Show how you would solve a relevant real world-problem.
This is a real-world problem. The content needing to be manipulated is a set of cyber security controls from the NIST Special Publication 800-171. The original content was copied and pasted from a 125-page PDF into the spreadsheet in this repository. The controls in the spreadsheet need to be transformed into a specific JSON format conforming to a new control catalog format.
The desired out put data format is called OSCAL (Open Security Control Assessment Language) and is a new standard for expressing a collection of cyber security compliance controls. Unfortunately, the NIST 800-171 catalog of controls is not yet available in OSCAL. We need to create the OSCAL version of the 800-171 control catalog.
Your problem is to generate JSON version...or as close as you can get to the format in the allotted time.
You are being asked to only produce the control selection of the OSCAL format.
OSCAL can be expressed in JSON, XML or YAML.
More about OSCAL:
- Example content - https://github.com/usnistgov/OSCAL/tree/master/content/nist.gov/SP800-53
- Home page - https://pages.nist.gov/OSCAL/
Clone this repo into your own GitHub account. Do your work in your account. We will look at your results in your cloned GitHub repository
Write Python (script or class) to transform the data in the spreadsheet into the desired JSON format.
Read the rows in the spreadsheet and transform the data into OSCAL JSON format, or a format that is similar enough OSCAL JSON format to be easily copied and pasted into the OSCAL format.
The file data/NIST_SP-800-53_rev4_catalog.json
shows what the full OSCAL JSON format looks like. This our (eventual) end-goal.
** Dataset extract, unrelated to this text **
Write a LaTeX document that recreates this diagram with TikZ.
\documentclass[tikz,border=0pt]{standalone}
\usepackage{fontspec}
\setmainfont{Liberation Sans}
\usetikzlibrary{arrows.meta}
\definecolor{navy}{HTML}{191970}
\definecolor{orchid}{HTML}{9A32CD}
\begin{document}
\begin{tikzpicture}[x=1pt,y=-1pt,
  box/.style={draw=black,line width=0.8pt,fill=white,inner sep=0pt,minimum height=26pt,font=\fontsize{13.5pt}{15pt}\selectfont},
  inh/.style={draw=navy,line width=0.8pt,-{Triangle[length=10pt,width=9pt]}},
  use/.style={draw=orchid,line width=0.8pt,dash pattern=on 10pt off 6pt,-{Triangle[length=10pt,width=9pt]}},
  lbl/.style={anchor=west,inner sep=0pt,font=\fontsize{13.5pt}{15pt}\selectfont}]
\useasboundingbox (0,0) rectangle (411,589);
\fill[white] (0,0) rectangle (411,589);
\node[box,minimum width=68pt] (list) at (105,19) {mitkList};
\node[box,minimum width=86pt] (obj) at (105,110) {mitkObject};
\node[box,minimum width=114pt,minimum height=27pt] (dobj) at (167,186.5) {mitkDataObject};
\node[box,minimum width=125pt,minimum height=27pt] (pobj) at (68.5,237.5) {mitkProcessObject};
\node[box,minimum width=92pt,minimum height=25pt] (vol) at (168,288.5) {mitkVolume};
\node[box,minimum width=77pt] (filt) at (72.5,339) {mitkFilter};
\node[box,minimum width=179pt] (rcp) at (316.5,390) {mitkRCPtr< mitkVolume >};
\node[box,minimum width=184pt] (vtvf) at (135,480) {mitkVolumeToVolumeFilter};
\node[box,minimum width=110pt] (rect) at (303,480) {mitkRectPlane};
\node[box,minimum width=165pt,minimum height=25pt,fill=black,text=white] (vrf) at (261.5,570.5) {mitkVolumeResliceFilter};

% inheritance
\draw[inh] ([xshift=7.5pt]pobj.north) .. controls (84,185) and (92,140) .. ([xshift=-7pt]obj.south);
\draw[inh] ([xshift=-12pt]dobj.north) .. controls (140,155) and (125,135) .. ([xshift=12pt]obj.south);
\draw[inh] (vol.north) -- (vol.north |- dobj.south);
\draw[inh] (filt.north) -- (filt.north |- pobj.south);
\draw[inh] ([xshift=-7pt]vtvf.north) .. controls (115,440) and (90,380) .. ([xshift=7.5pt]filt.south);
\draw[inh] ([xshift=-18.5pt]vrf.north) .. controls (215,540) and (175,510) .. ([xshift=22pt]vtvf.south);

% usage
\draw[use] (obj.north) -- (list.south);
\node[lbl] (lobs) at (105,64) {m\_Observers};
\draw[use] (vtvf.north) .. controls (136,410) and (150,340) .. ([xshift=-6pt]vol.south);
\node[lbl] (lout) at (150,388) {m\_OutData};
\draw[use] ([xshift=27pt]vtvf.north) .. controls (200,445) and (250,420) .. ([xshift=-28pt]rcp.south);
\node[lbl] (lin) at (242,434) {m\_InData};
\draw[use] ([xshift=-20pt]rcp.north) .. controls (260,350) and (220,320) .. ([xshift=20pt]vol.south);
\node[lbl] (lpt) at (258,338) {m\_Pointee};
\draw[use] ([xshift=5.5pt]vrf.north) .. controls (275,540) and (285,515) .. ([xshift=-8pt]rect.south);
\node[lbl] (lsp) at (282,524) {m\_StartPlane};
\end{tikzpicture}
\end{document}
The file data/handmade_800-171_rev1_catalog.json
is a version of the desired end product made by copying and pasting a sample set of controls by hand.
It's tedious to make the file by hand. Python would do it better.
There is no right solution to this problem, just solutions that are more resolved and more elegant than others. Performance of your code is not a major issue. You aren't working alone either. If your code makes a good start, your co-workers could always help re-factor and improve the code.
We do not need the entire structure of the OSCAL outputted from your script. What you are being asked to do is to produce the control section of the OSCAL format.
Do as much as you can in 45 minutes and stop. You can also stop before 45 minutes.
After you write the code, spend no more than 15 minutes preparing basic instructions on how to use your code. Put this information in a file called README_USAGE.md
Make sure your code runs. Work through the problem iteratively: first reading the spreadsheet, the reading the rows, then outputting JSON to a file, then outputting JSON file that is closer and closer to the desired format.
The closer the output is to the OSCAL format, the better the solution.
But don't let perfection be the enemy of the good enough. Getting close to the solution in 15 or 30 minutes is more cost effective than spending 4 hours to get exactly to the solution. It's common to write code that "gets the job done."
- It's OK to manipulate the source spreadsheet.
- It's OK to get close to the solution, but not exactly the solution.
- It's OK to hardcode certain values for convenience, provided the hardcoding is friendly to subsequent refactoring for greater flexibility and reuse.
There's a range of success in this challenge. Do as much as you can in 45 minutes, plus 15 minutes for documentation.
- Did you use of xlrd library to read the .xlsx file properly? (Alternatively, did you use Python CSV class to read the .csv file properly?)
- Did you transform all the controls in the spreadsheet to a single JSON object?
- Did you save the JSON object to a file?
- How much hardcoding vs configurability is in your code?
- Did you address any encoding issues that came up? How well will your code deal with smart quotes in the text?
- How reusable is your code? (interpret this as you like)
- How easy is it for someone else to run your code?
- Did you add useful comments in the code? How easy can another developer read and refactor your code?
- Did you organize the controls by "groups" in the output?
- What is the quality and usefulness of your README_USAGE.md instructing someone how to use your code.
- How closely did you adhere to these instructions?